Controversy on these issues, on the events and personnel of the Vichy regime, and on the different stages of French behavior during the war, has never ceased. The fact that a larger proportion of Jews were able to survive in France than in surrounding countries can be explained by a number of factors:  the Allied invasion of France in June 1944; the larger size of France allowing Jews to be dispersed in the countryside; the ability of some Jews to escape to Spain and Switzerland; the fact that a national government did exist in Unoccupied France; the impact of the resistance movement; and the tolerance and aid of an unknown number of non-Jews.
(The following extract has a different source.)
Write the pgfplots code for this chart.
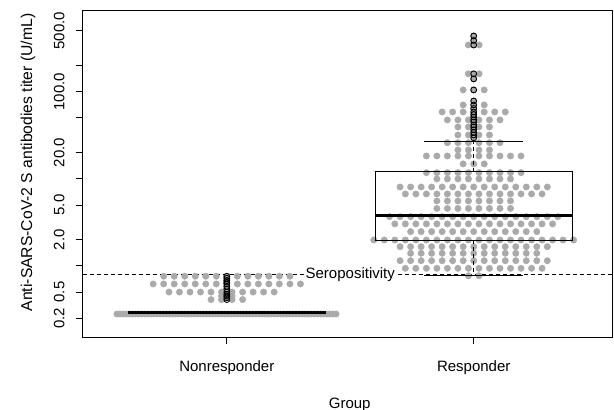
\documentclass[border=0pt]{standalone}
\usepackage{fontspec}
\setmainfont{Liberation Sans}
\usepackage{pgfplots}
\pgfplotsset{compat=1.18}
\definecolor{dotgray}{RGB}{170,170,170}
\begin{document}
\fontsize{15}{18}\selectfont
\begin{tikzpicture}
\useasboundingbox (0pt,0pt) rectangle (614pt,410pt);
\begin{axis}[
  at={(82.7pt,72.5pt)}, anchor=south west,
  width=529.8pt, height=326.8pt, scale only axis,
  clip marker paths=true,
  xmin=0.4163, xmax=2.5622,
  ymode=log, ymin=0.1505, ymax=848.5,
  xtick={1,2}, xticklabels={Nonresponder,Responder},
  ytick={0.25,0.5,1,2,5,10,20,50,100,200,500},
  yticklabels={0.2,0.5,,2.0,5.0,,20.0,,100.0,,500.0},
  minor tick num=0, yminorticks=false,
  tick pos=left, tick align=outside, major tick length=7pt,
  every tick/.style={black, line width=0.8pt},
  axis line style={line width=0.8pt},
  every tick label/.append style={font=\fontsize{15}{18}\selectfont},
  yticklabel style={rotate=90, anchor=south, inner sep=0pt},
  yticklabel shift=11pt,
  xticklabel style={anchor=north, inner sep=0pt},
  xticklabel shift=16pt,
]
% seropositivity line
\addplot+[no marks, black, solid, line width=0.8pt, dash pattern=on 4pt off 3pt] coordinates {(0.4163,0.8)(2.5622,0.8)};
% Nonresponder swarm
\addplot+[dotgray, only marks, mark=*, mark size=3.2pt, mark options={draw=dotgray, fill=dotgray}] coordinates {
(0.555,0.28)(0.5675,0.28)(0.58,0.28)(0.5925,0.28)(0.605,0.28)(0.6175,0.28)(0.63,0.28)(0.6425,0.28)(0.655,0.28)(0.6675,0.28)
(0.68,0.28)(0.6925,0.28)(0.705,0.28)(0.7175,0.28)(0.73,0.28)(0.7425,0.28)(0.755,0.28)(0.7675,0.28)(0.78,0.28)(0.7925,0.28)
(0.805,0.28)(0.8175,0.28)(0.83,0.28)(0.8425,0.28)(0.855,0.28)(0.8675,0.28)(0.88,0.28)(0.8925,0.28)(0.905,0.28)(0.9175,0.28)
(0.93,0.28)(0.9425,0.28)(0.955,0.28)(0.9675,0.28)(0.98,0.28)(0.9925,0.28)(1.005,0.28)(1.0175,0.28)(1.03,0.28)(1.0425,0.28)
(1.055,0.28)(1.0675,0.28)(1.08,0.28)(1.0925,0.28)(1.105,0.28)(1.1175,0.28)(1.13,0.28)(1.1425,0.28)(1.155,0.28)(1.1675,0.28)
(1.18,0.28)(1.1925,0.28)(1.205,0.28)(1.2175,0.28)(1.23,0.28)(1.2425,0.28)(1.255,0.28)(1.2675,0.28)(1.28,0.28)(1.2925,0.28)
(1.305,0.28)(1.3175,0.28)(1.33,0.28)(1.3425,0.28)(1.355,0.28)(1.3675,0.28)(1.38,0.28)(1.3925,0.28)(1.405,0.28)(1.4175,0.28)
(1.43,0.28)(1.4425,0.28)
(0.7444,0.76)(0.787,0.76)(0.8296,0.76)(0.8722,0.76)(0.9148,0.76)(0.9574,0.76)(1,0.76)(1.0426,0.76)(1.0852,0.76)(1.1278,0.76)(1.1704,0.76)(1.213,0.76)(1.2556,0.76)
(0.7018,0.62)(0.7444,0.62)(0.787,0.62)(0.8296,0.62)(0.8722,0.62)(0.9148,0.62)(0.9574,0.62)(1,0.62)(1.0426,0.62)(1.0852,0.62)(1.1278,0.62)(1.1704,0.62)(1.213,0.62)(1.2556,0.62)(1.2982,0.62)
(0.7657,0.50)(0.8083,0.50)(0.8509,0.50)(0.8935,0.50)(0.9361,0.50)(0.9787,0.50)(1.0213,0.50)(1.0639,0.50)(1.1065,0.50)(1.1491,0.50)(1.1917,0.50)
(0.9787,0.45)(1.0213,0.45)
(0.9361,0.41)(0.9787,0.41)(1.0213,0.41)(1.0639,0.41)
(1,0.72)(1,0.68)(1,0.65)(1,0.58)(1,0.54)(1,0.47)(1,0.43)
};
% Responder swarm
\addplot+[dotgray, only marks, mark=*, mark size=3.2pt, mark options={draw=dotgray, fill=dotgray}] coordinates {
(2,435)(2,386)
(1.978,343)(2,343)(2.022,343)
(1.978,160)(2,160)(2.022,160)
(2,140)
(1.9574,104.5)(2,104.5)(2.0426,104.5)
(2,78)
(1.9574,70.3)(2,70.3)(2.0426,70.3)
(2,64)
(1.8722,58.4)(1.9148,58.4)(1.9574,58.4)(2,58.4)(2.0426,58.4)(2.0852,58.4)(2.1278,58.4)
(2,54.5)(2,51)
(1.8935,47.3)(1.9361,47.3)(1.9787,47.3)(2,47.3)(2.0213,47.3)(2.0639,47.3)(2.1065,47.3)
(2,44.8)(2,41.4)
(1.9361,39.3)(1.9787,39.3)(2,39.3)(2.0213,39.3)(2.0639,39.3)
(2,36.5)(2,34)
(1.9361,31.8)(1.9787,31.8)(2,31.8)(2.0213,31.8)(2.0639,31.8)
(2,29.5)
(1.8935,25.9)(1.9361,25.9)(1.9787,25.9)(2.0213,25.9)(2.0639,25.9)(2.1065,25.9)
(1.9361,21.4)(1.9787,21.4)(2.0213,21.4)(2.0639,21.4)
(1.8083,18.25)(1.8509,18.25)(1.8935,18.25)(1.9361,18.25)(1.9787,18.25)(2.0213,18.25)(2.0639,18.25)(2.1065,18.25)(2.1491,18.25)(2.1917,18.25)
(1.9574,14.8)(2,14.8)(2.0426,14.8)
(1.8083,11.74)(1.8509,11.74)(1.8935,11.74)(1.9361,11.74)(1.9787,11.74)(2.0213,11.74)(2.0639,11.74)(2.1065,11.74)(2.1491,11.74)(2.1917,11.74)
(1.8509,9.94)(1.8935,9.94)(1.9361,9.94)(1.9787,9.94)(2.0213,9.94)(2.0639,9.94)(2.1065,9.94)(2.1491,9.94)
(1.7018,8.04)(1.7444,8.04)(1.787,8.04)(1.8296,8.04)(1.8722,8.04)(1.9148,8.04)(1.9574,8.04)(2,8.04)(2.0426,8.04)(2.0852,8.04)(2.1278,8.04)(2.1704,8.04)(2.213,8.04)(2.2556,8.04)(2.2982,8.04)
(1.7231,6.69)(1.7657,6.69)(1.8083,6.69)(1.8509,6.69)(1.8935,6.69)(1.9361,6.69)(1.9787,6.69)(2.0213,6.69)(2.0639,6.69)(2.1065,6.69)(2.1491,6.69)(2.1917,6.69)(2.2343,6.69)(2.2769,6.69)
(1.8509,5.56)(1.8935,5.56)(1.9361,5.56)(1.9787,5.56)(2.0213,5.56)(2.0639,5.56)(2.1065,5.56)(2.1491,5.56)
(1.8509,4.56)(1.8935,4.56)(1.9361,4.56)(1.9787,4.56)(2.0213,4.56)(2.0639,4.56)(2.1065,4.56)(2.1491,4.56)
(1.6592,3.67)(1.7018,3.67)(1.7444,3.67)(1.787,3.67)(1.8296,3.67)(1.8722,3.67)(1.9148,3.67)(1.9574,3.67)(2,3.67)(2.0426,3.67)(2.0852,3.67)(2.1278,3.67)(2.1704,3.67)(2.213,3.67)(2.2556,3.67)(2.2982,3.67)(2.3408,3.67)
(1.6805,3.03)(1.7231,3.03)(1.7657,3.03)(1.8083,3.03)(1.8509,3.03)(1.8935,3.03)(1.9361,3.03)(1.9787,3.03)(2.0213,3.03)(2.0639,3.03)(2.1065,3.03)(2.1491,3.03)(2.1917,3.03)(2.2343,3.03)(2.2769,3.03)(2.3195,3.03)
(1.7444,2.47)(1.787,2.47)(1.8296,2.47)(1.8722,2.47)(1.9148,2.47)(1.9574,2.47)(2,2.47)(2.0426,2.47)(2.0852,2.47)(2.1278,2.47)(2.1704,2.47)(2.213,2.47)(2.2556,2.47)
(1.5953,1.98)(1.6379,1.98)(1.6805,1.98)(1.7231,1.98)(1.7657,1.98)(1.8083,1.98)(1.8509,1.98)(1.8935,1.98)(1.9361,1.98)(1.9787,1.98)(2.0213,1.98)(2.0639,1.98)(2.1065,1.98)(2.1491,1.98)(2.1917,1.98)(2.2343,1.98)(2.2769,1.98)(2.3195,1.98)(2.3621,1.98)(2.4047,1.98)
(1.7018,1.66)(1.7444,1.66)(1.787,1.66)(1.8296,1.66)(1.8722,1.66)(1.9148,1.66)(1.9574,1.66)(2,1.66)(2.0426,1.66)(2.0852,1.66)(2.1278,1.66)(2.1704,1.66)(2.213,1.66)(2.2556,1.66)(2.2982,1.66)
(1.7444,1.394)(1.787,1.394)(1.8296,1.394)(1.8722,1.394)(1.9148,1.394)(1.9574,1.394)(2,1.394)(2.0426,1.394)(2.0852,1.394)(2.1278,1.394)(2.1704,1.394)(2.213,1.394)(2.2556,1.394)
(1.7018,1.146)(1.7444,1.146)(1.787,1.146)(1.8296,1.146)(1.8722,1.146)(1.9148,1.146)(1.9574,1.146)(2,1.146)(2.0426,1.146)(2.0852,1.146)(2.1278,1.146)(2.1704,1.146)(2.213,1.146)(2.2556,1.146)(2.2982,1.146)
(1.7231,0.937)(1.7657,0.937)(1.8083,0.937)(1.8509,0.937)(1.8935,0.937)(1.9361,0.937)(1.9787,0.937)(2.0213,0.937)(2.0639,0.937)(2.1065,0.937)(2.1491,0.937)(2.1917,0.937)(2.2343,0.937)(2.2769,0.937)
(1.9787,0.77)(2.0213,0.77)
};
% Nonresponder box (collapsed: quartiles and median equal)
\addplot+[no marks, black, solid, line width=0.8pt] coordinates {(0.6,0.295)(1.4,0.295)};
\addplot+[no marks, black, solid, line width=3pt] coordinates {(0.6,0.295)(1.4,0.295)};
% Responder box
\addplot+[no marks, black, solid, line width=0.8pt] coordinates {(1.6,1.955)(2.4,1.955)(2.4,12.05)(1.6,12.05)(1.6,1.955)};
\addplot+[no marks, black, solid, line width=3pt] coordinates {(1.6,3.81)(2.4,3.81)};
\addplot+[no marks, black, line width=0.8pt, dash pattern=on 4pt off 3pt] coordinates {(2,12.05)(2,26.6)};
\addplot+[no marks, black, line width=0.8pt, dash pattern=on 4pt off 3pt] coordinates {(2,1.955)(2,0.77)};
\addplot+[no marks, black, solid, line width=0.8pt] coordinates {(1.8,26.6)(2.2,26.6)};
\addplot+[no marks, black, solid, line width=0.8pt] coordinates {(1.8,0.77)(2.2,0.77)};
% outliers
\addplot+[black, only marks, mark=o, mark size=2.9pt, mark options={draw=black, solid, line width=0.9pt}] coordinates {
(1,0.76)(1,0.72)(1,0.68)(1,0.65)(1,0.62)(1,0.58)(1,0.54)(1,0.50)(1,0.47)(1,0.45)(1,0.43)(1,0.41)
(2,435)(2,386)(2,343)(2,160)(2,140)(2,104.5)(2,78)(2,70.3)(2,64)(2,58.4)(2,54.5)(2,51)(2,47.3)(2,44.8)(2,41.4)(2,39.3)(2,36.5)(2,34)(2,31.8)(2,29.5)
};
\node[fill=white, inner sep=1pt, font=\fontsize{15}{18}\selectfont] at (axis cs:1.5,0.8) {Seropositivity};
\end{axis}
\node[rotate=90, anchor=base, font=\fontsize{15.7}{18}\selectfont] at (32pt,247.5pt) {Anti-SARS-CoV-2 S antibodies titer (U/mL)};
\node[anchor=base, font=\fontsize{15}{18}\selectfont] at (349.7pt,1pt) {Group};
\end{tikzpicture}
\end{document}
Though many French people were involved in collaboration, association, or accommodation for political or economic reasons, or because of indifference, fear or necessity, others, both individuals and voluntary organizations, were critical of the persecution of Jews. This was especially the case after the arrests of Jewish women and children in the summer of 1942, and the denunciation of that persecution by Archbishop Jules Saliège of Toulouse on August 23, 1942.

Based on the material and documentation available to it, Yad Vashem in Jerusalem has honored 3,853 French people as “Righteous among the Nations” for help or protection of Jews. Among them are the courageous inhabitants of the mountain village of Le Chambon sur-Lignon.

Did the Vichy government try to protect those Jews who were French citizens? The reality was that all Jews in both the Zones of France suffered from discrimination: anti-Jewish laws such as the October 3, 1940 Statut des Juifs</em>; aryanisation policy; requisition of property and possessions; census of Jewish names and addresses; having “juif” stamped on ration cards and identity cards. Pétain had not helped those Jews whom he had known, such as Pierre Masse, brave soldier in World War I, prominent lawyer and former government minister who was deported to Auschwitz on September 30, 1942, or Jacques Heilbronner, head of the Jewish Consistory, who was killed in Auschwitz in 1943. More than a third of those deported to death camps were French Jews.

Pétain had not envisaged the physical elimination of the French Jews, while not caring about the foreign Jews who were sacrificed. Indeed, Pétain had helped the Jewish novelist André Maurois (real name Emile Herzog) become a member of the Académie française in 1938.

Nevertheless, in June 1942 it was Rene Bousquet, head of the French police, and Pierre Laval, the head of the Vichy government, who initiated the proposal to arrest foreign Jews by the French police and deliver them to the Nazis.

It is difficult to measure in any accurate way the extent of support for anti-Semitism, either physical or by propaganda, in France during World War II, but official reports of Prefects in the country suggested that the anti-Semitic policy of the Vichy regime was popular, if not a major concern of the French population. Though France in 1791 was the first European country to emancipate Jews, the country has had a long record of anti-Semitic behavior, and this was manifested during the war.

The memory of events seventy years ago, and the contribution of Crémieux, who was called by President François Hollande “a great man” and to whom he awarded the highest honor, the Grand Cross of the Legion of Honor in 2014, should be taken into account in the present-day France that is experiencing an increase of violence against Jews. It is salutary that French Prime Minister Manuel Valls has recognized this and is seeking to eradicate the virus of anti-Semitism.